• _Material for this task_
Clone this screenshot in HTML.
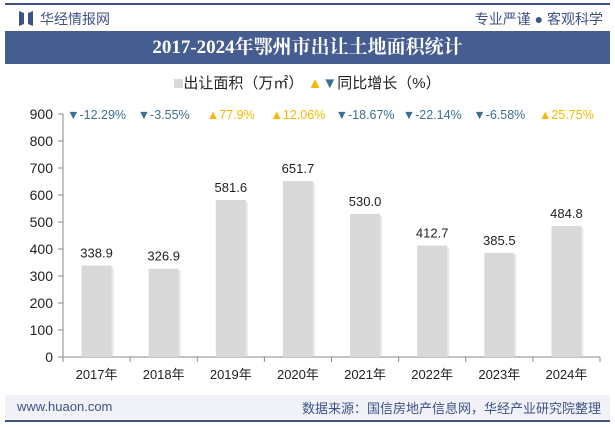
<!DOCTYPE html>
<html><head><meta charset="utf-8"><style>
body{margin:0;width:615px;height:427px;background:#fff;font-family:"Liberation Sans","Noto Sans CJK SC",sans-serif;position:relative;overflow:hidden}
.abs{position:absolute}
</style></head><body>
<div class="abs" style="left:5px;top:3px;width:605px;height:2px;background:#3d5288"></div>
<svg class="abs" style="left:19px;top:11px" width="14" height="15"><polygon points="0,0 5,2 5,13 0,15" fill="#3d5288"/><polygon points="14,0 9,2 9,13 14,15" fill="#3d5288"/></svg>
<div class="abs" style="left:40px;top:9px;font-size:14px;color:#3d5288">华经情报网</div>
<div class="abs" style="right:12px;top:9px;font-size:14px;color:#3d5288">专业严谨 ● 客观科学</div>
<div class="abs" style="left:5px;top:31px;width:605px;height:33px;background:#465d91;color:#fff;font-family:'Liberation Serif','Noto Serif CJK SC',serif;font-weight:bold;font-size:19px;line-height:33px;text-align:center">2017-2024年鄂州市出让土地面积统计</div>
<div class="abs" style="left:0;width:615px;top:72px;text-align:center;font-size:15px;color:#222">
<span><span style="display:inline-block;width:9px;height:9px;background:#d9d9d9"></span>出让面积（万㎡）</span>
<span><span style="color:#f5b800">▲</span><span style="color:#3d7090">▼</span>同比增长（%）</span></div>
<svg class="abs" style="left:0;top:0" width="615" height="427">
<g id="g"></g></svg>
<div class="abs" style="left:5px;top:395px;width:605px;height:24px;background:#f0f2f7"></div>
<div class="abs" style="left:17px;top:399px;font-size:13px;color:#3d5288">www.huaon.com</div>
<div class="abs" style="right:14px;top:398px;font-size:13px;color:#3d5288">数据来源：国信房地产信息网，华经产业研究院整理</div>
<div class="abs" style="left:5px;top:420px;width:605px;height:2px;background:#3d5288"></div>
<script>
const categories=["2017年","2018年","2019年","2020年","2021年","2022年","2023年","2024年"];
const values=[338.9,326.9,581.6,651.7,530.0,412.7,385.5,484.8];
const growth=[-12.29,-3.55,77.9,12.06,-18.67,-22.14,-6.58,25.75];
const growthLabels=["-12.29%","-3.55%","77.9%","12.06%","-18.67%","-22.14%","-6.58%","25.75%"];
const yTicks=[0,100,200,300,400,500,600,700,800,900];
const X0=63,X1=600,Y0=357,Y1=114,YMAX=900;
const bw=(X1-X0)/categories.length;
const y=v=>Y0-(v/YMAX)*(Y0-Y1);
const xc=i=>X0+bw*(i+0.5);
const g=document.getElementById('g');
const NS='http://www.w3.org/2000/svg';
function mk(t,a,txt){const e=document.createElementNS(NS,t);for(const k in a)e.setAttribute(k,a[k]);if(txt!=null)e.textContent=txt;g.appendChild(e);return e;}
let e=mk('line',{x1:X0,y1:Y1,x2:X0,y2:Y0,stroke:'#888'});


e=mk('line',{x1:X0,y1:Y0,x2:X1,y2:Y0,stroke:'#888'});


yTicks.forEach(t=>{
 mk('line',{x1:X0-5,y1:y(t),x2:X0,y2:y(t),stroke:'#888'});
 e=mk('text',{x:X0-10,y:y(t)+5,'text-anchor':'end','font-size':14,fill:'#222'},t);
 
 
});
for(let i=0;i<=categories.length;i++)mk('line',{x1:X0+bw*i,y1:Y0,x2:X0+bw*i,y2:Y0+5,stroke:'#888'});
categories.forEach((c,i)=>{
 const cx=xc(i);
 mk('rect',{x:cx-15+2,y:y(values[i])+2,width:30,height:Y0-y(values[i])-2,fill:'#c8c8c8',opacity:0.4});
 e=mk('rect',{x:cx-15,y:y(values[i]),width:30,height:Y0-y(values[i]),fill:'#d9d9d9'});
 
 
 e=mk('text',{x:cx,y:y(values[i])-8,'text-anchor':'middle','font-size':13,fill:'#222'},values[i].toFixed(1));
 
 
 e=mk('text',{x:cx,y:Y0+22,'text-anchor':'middle','font-size':13,fill:'#222'},c);
 
 
 const up=growth[i]>=0;
 e=mk('text',{x:cx,y:119,'text-anchor':'middle','font-size':12.5,fill:up?'#f5b800':'#3d7090'},(up?'▲':'▼')+growthLabels[i]);
 
 
});
</script>
</body></html>
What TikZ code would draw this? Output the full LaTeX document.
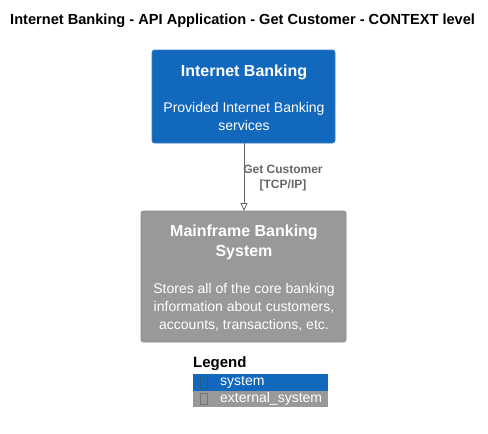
\documentclass[tikz,border=0pt]{standalone}
\usepackage{fontspec}
\setmainfont{Liberation Sans}
\usetikzlibrary{arrows.meta}
\definecolor{sysblue}{HTML}{1168BD}
\definecolor{sysblueb}{HTML}{3C7FC0}
\definecolor{extgray}{HTML}{999999}
\definecolor{extgrayb}{HTML}{8A8A8A}
\definecolor{lblgray}{HTML}{666666}
\tikzset{
  x=1pt, y=-1pt,
  sysbox/.style={draw=sysblueb, fill=sysblue, rounded corners=2.5pt, line width=0.8pt},
  extbox/.style={draw=extgrayb, fill=extgray, rounded corners=2.5pt, line width=0.8pt},
  ttl/.style={text=white, font=\bfseries\fontsize{16}{20}\selectfont, align=center, inner sep=0},
  dsc/.style={text=white, font=\fontsize{14}{18}\selectfont, align=center, inner sep=0},
  rel/.style={draw=lblgray, line width=0.8pt, -{Triangle[open, length=8pt, width=7pt]}},
  rellbl/.style={text=lblgray, font=\bfseries\fontsize{12}{15}\selectfont, align=center, inner sep=0},
  leg/.style={text=white, font=\fontsize{14}{16}\selectfont, anchor=west, inner sep=0},
}
\begin{document}
\begin{tikzpicture}
\useasboundingbox (0,0) rectangle (488,434);
\node[anchor=west, inner sep=0, font=\bfseries\fontsize{14.6}{17}\selectfont] (title) at (10,21) {Internet Banking - API Application - Get Customer - CONTEXT level};

\path[sysbox] (152,50) rectangle (335,143);
\coordinate (ibtop) at (244,50);
\coordinate (ibbot) at (244,143);
\node[ttl] (ibt) at (244,72) {Internet Banking};
\node[dsc] (ibd) at (244,116) {Provided Internet Banking\\services};

\path[extbox] (141,211) rectangle (346,342);
\coordinate (mbtop) at (244,211);
\node[ttl] (mbt) at (244,242) {Mainframe Banking\\System};
\node[dsc] (mbd) at (244,307) {Stores all of the core banking\\information about customers,\\accounts, transactions, etc.};

\draw[rel] (ibbot) -- (mbtop);
\node[rellbl] (lbl) at (283,178) {Get Customer\\{[TCP/IP]}};

\node[anchor=west, inner sep=0, font=\bfseries\fontsize{15}{17}\selectfont] (legt) at (193,364) {Legend};
\fill[sysblue] (193,374) rectangle (328,391);
\fill[extgray] (193,391) rectangle (328,407);
\draw[sysblueb!70!black, line width=0.5pt] (200,377) rectangle (207,388);
\draw[extgrayb!85!black, line width=0.5pt] (200,393.5) rectangle (207,404.5);
\node[leg] (l1) at (220,382.5) {system};
\node[leg] (l2) at (220,399) {external\_system};
\end{tikzpicture}
\end{document}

• _Stated task_
Restate every record exactly, please; do not copy the pictures.

• _Answer to this exercise_
Clone this screenshot in HTML.
<!DOCTYPE html>
<html><head><meta charset="utf-8"><style>
body{margin:0;width:615px;height:427px;background:#fff;font-family:"Liberation Sans","Noto Sans CJK SC",sans-serif;position:relative;overflow:hidden}
.abs{position:absolute}
</style></head><body>
<div class="abs" style="left:5px;top:3px;width:605px;height:2px;background:#3d5288"></div>
<svg class="abs" style="left:19px;top:11px" width="14" height="15"><polygon points="0,0 5,2 5,13 0,15" fill="#3d5288"/><polygon points="14,0 9,2 9,13 14,15" fill="#3d5288"/></svg>
<div class="abs" style="left:40px;top:9px;font-size:14px;color:#3d5288">华经情报网</div>
<div class="abs" style="right:12px;top:9px;font-size:14px;color:#3d5288">专业严谨 ● 客观科学</div>
<div class="abs" style="left:5px;top:31px;width:605px;height:33px;background:#465d91;color:#fff;font-family:'Liberation Serif','Noto Serif CJK SC',serif;font-weight:bold;font-size:19px;line-height:33px;text-align:center">2017-2024年鄂州市出让土地面积统计</div>
<div class="abs" style="left:0;width:615px;top:72px;text-align:center;font-size:15px;color:#222">
<span><span style="display:inline-block;width:9px;height:9px;background:#d9d9d9"></span>出让面积（万㎡）</span>
<span><span style="color:#f5b800">▲</span><span style="color:#3d7090">▼</span>同比增长（%）</span></div>
<svg class="abs" style="left:0;top:0" width="615" height="427">
<g id="g"></g></svg>
<div class="abs" style="left:5px;top:395px;width:605px;height:24px;background:#f0f2f7"></div>
<div class="abs" style="left:17px;top:399px;font-size:13px;color:#3d5288">www.huaon.com</div>
<div class="abs" style="right:14px;top:398px;font-size:13px;color:#3d5288">数据来源：国信房地产信息网，华经产业研究院整理</div>
<div class="abs" style="left:5px;top:420px;width:605px;height:2px;background:#3d5288"></div>
<script>
const categories=["2017年","2018年","2019年","2020年","2021年","2022年","2023年","2024年"];
const values=[338.9,326.9,581.6,651.7,530.0,412.7,385.5,484.8];
const growth=[-12.29,-3.55,77.9,12.06,-18.67,-22.14,-6.58,25.75];
const growthLabels=["-12.29%","-3.55%","77.9%","12.06%","-18.67%","-22.14%","-6.58%","25.75%"];
const yTicks=[0,100,200,300,400,500,600,700,800,900];
const X0=63,X1=600,Y0=357,Y1=114,YMAX=900;
const bw=(X1-X0)/categories.length;
const y=v=>Y0-(v/YMAX)*(Y0-Y1);
const xc=i=>X0+bw*(i+0.5);
const g=document.getElementById('g');
const NS='http://www.w3.org/2000/svg';
function mk(t,a,txt){const e=document.createElementNS(NS,t);for(const k in a)e.setAttribute(k,a[k]);if(txt!=null)e.textContent=txt;g.appendChild(e);return e;}
let e=mk('line',{x1:X0,y1:Y1,x2:X0,y2:Y0,stroke:'#888'});


e=mk('line',{x1:X0,y1:Y0,x2:X1,y2:Y0,stroke:'#888'});


yTicks.forEach(t=>{
 mk('line',{x1:X0-5,y1:y(t),x2:X0,y2:y(t),stroke:'#888'});
 e=mk('text',{x:X0-10,y:y(t)+5,'text-anchor':'end','font-size':14,fill:'#222'},t);
 
 
});
for(let i=0;i<=categories.length;i++)mk('line',{x1:X0+bw*i,y1:Y0,x2:X0+bw*i,y2:Y0+5,stroke:'#888'});
categories.forEach((c,i)=>{
 const cx=xc(i);
 mk('rect',{x:cx-15+2,y:y(values[i])+2,width:30,height:Y0-y(values[i])-2,fill:'#c8c8c8',opacity:0.4});
 e=mk('rect',{x:cx-15,y:y(values[i]),width:30,height:Y0-y(values[i]),fill:'#d9d9d9'});
 
 
 e=mk('text',{x:cx,y:y(values[i])-8,'text-anchor':'middle','font-size':13,fill:'#222'},values[i].toFixed(1));
 
 
 e=mk('text',{x:cx,y:Y0+22,'text-anchor':'middle','font-size':13,fill:'#222'},c);
 
 
 const up=growth[i]>=0;
 e=mk('text',{x:cx,y:119,'text-anchor':'middle','font-size':12.5,fill:up?'#f5b800':'#3d7090'},(up?'▲':'▼')+growthLabels[i]);
 
 
});
</script>
</body></html>
What TikZ code would draw this? Output the full LaTeX document.
\documentclass[tikz,border=0pt]{standalone}
\usepackage{fontspec}
\setmainfont{Liberation Sans}
\usetikzlibrary{arrows.meta}
\definecolor{sysblue}{HTML}{1168BD}
\definecolor{sysblueb}{HTML}{3C7FC0}
\definecolor{extgray}{HTML}{999999}
\definecolor{extgrayb}{HTML}{8A8A8A}
\definecolor{lblgray}{HTML}{666666}
\tikzset{
  x=1pt, y=-1pt,
  sysbox/.style={draw=sysblueb, fill=sysblue, rounded corners=2.5pt, line width=0.8pt},
  extbox/.style={draw=extgrayb, fill=extgray, rounded corners=2.5pt, line width=0.8pt},
  ttl/.style={text=white, font=\bfseries\fontsize{16}{20}\selectfont, align=center, inner sep=0},
  dsc/.style={text=white, font=\fontsize{14}{18}\selectfont, align=center, inner sep=0},
  rel/.style={draw=lblgray, line width=0.8pt, -{Triangle[open, length=8pt, width=7pt]}},
  rellbl/.style={text=lblgray, font=\bfseries\fontsize{12}{15}\selectfont, align=center, inner sep=0},
  leg/.style={text=white, font=\fontsize{14}{16}\selectfont, anchor=west, inner sep=0},
}
\begin{document}
\begin{tikzpicture}
\useasboundingbox (0,0) rectangle (488,434);
\node[anchor=west, inner sep=0, font=\bfseries\fontsize{14.6}{17}\selectfont] (title) at (10,21) {Internet Banking - API Application - Get Customer - CONTEXT level};

\path[sysbox] (152,50) rectangle (335,143);
\coordinate (ibtop) at (244,50);
\coordinate (ibbot) at (244,143);
\node[ttl] (ibt) at (244,72) {Internet Banking};
\node[dsc] (ibd) at (244,116) {Provided Internet Banking\\services};

\path[extbox] (141,211) rectangle (346,342);
\coordinate (mbtop) at (244,211);
\node[ttl] (mbt) at (244,242) {Mainframe Banking\\System};
\node[dsc] (mbd) at (244,307) {Stores all of the core banking\\information about customers,\\accounts, transactions, etc.};

\draw[rel] (ibbot) -- (mbtop);
\node[rellbl] (lbl) at (283,178) {Get Customer\\{[TCP/IP]}};

\node[anchor=west, inner sep=0, font=\bfseries\fontsize{15}{17}\selectfont] (legt) at (193,364) {Legend};
\fill[sysblue] (193,374) rectangle (328,391);
\fill[extgray] (193,391) rectangle (328,407);
\draw[sysblueb!70!black, line width=0.5pt] (200,377) rectangle (207,388);
\draw[extgrayb!85!black, line width=0.5pt] (200,393.5) rectangle (207,404.5);
\node[leg] (l1) at (220,382.5) {system};
\node[leg] (l2) at (220,399) {external\_system};
\end{tikzpicture}
\end{document}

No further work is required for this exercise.